With all that is happening in the next several days, I cannot crash. First, it is hair time, time to get my spring hair look, and getting the appt, planning the visit, making sure I get my favorite hairstylist--honey, this alone could take me all day. Then I have to start thinking about spring fashions--I need a Chanel blouse, a new Louis Vuitton bag, and a new pair of Pradas to go with each outfit. When am I supposed to do all this shopping? And especially with THIS weekend coming up, which is not only a cooking one, where I PLAN--I am only saying plan, because I cannot be sure how much of this will actually happen--to make some risotto, and at LAST the "Julie and Julia" beef bourgenon!!!!! With all that wine, I will probably cry tomorrow! Call me Susan Hayward!!!!!!!!!!
Then there is the goddamn Film Forum. Would you believe, girls, that if you can take it, you can see IN ONE DAY BOTH "Gone With The Wind" and "The Wizard of Oz." Now, darlings, you know my loyalty to both, but honestly my sensory overload could not take it. So I have opted for GWTW on Saturday, since I saw 'Oz" last week, but, now here is where we SOB--how I wish I had a MAN to go with me to it, so that at the end of Part One, when Vivien cries out "As God is my witness.." and the Max Steiner music starts flowing, along with my tears in time to it, I will have shoulder to cry on, and arms to hold ME during such! Sweeties, is this too much to ask? It is not like I am asking Rhett to carry me up the red stairs. So if any of you out there know an eligible gentleman who can fulfill these requirements of me at the Saturday 3PM showing of Selznick's classic, get in touch with me PRONTO!!!!!!
And besides you know that somehow I will squeeze in a second viewing of 'Oz.' Maybe on Sunday.

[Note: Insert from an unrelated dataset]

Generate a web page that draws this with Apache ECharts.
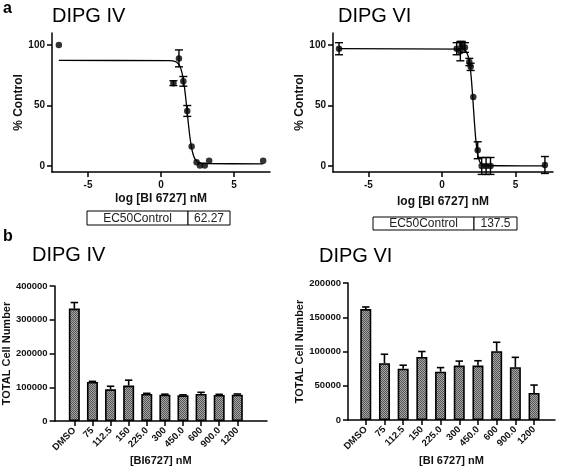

Where is my goddamn assistant when I need him? I will smack his booty!!! That wouldn't do any good; he'd love it! But he needs to coordinate all this for me, and deal with some of the crap I should not have to deal with--like the bitch queen nut job--not ME, lambs!--who ripped off our copy of "Gowns By Adrian." Darling, if I wanted an Adrian gown, I would take it to my dressmaker and have him do a knockabout.
I want to wear the dress Rosalind Russell wore as Syliva in "The Women." Hell, I AM Sylvia Fowler, darlings! The bitch, remember!!!!!!!
So, you see, there is just no time for a nervous breakdown. Besides, how casn you meet a husband when you are institutionalized? Now, I know what you are going to say, girls--Natalie Wood in "Splendor In The Grass"--but keep in mind two things. First, I am NOT Natalie Wood, and second, if my life had been scripted by William Inge, by now I would be some frowsy Kansas housewife, screaming out the yard every day for my deceased dog! This is not what we want, girls!!! We want the Pierre and Louis Vuitton!!!!!
Hence, a nervous breakdown is simply out of the question!!!!!!!!!!!!!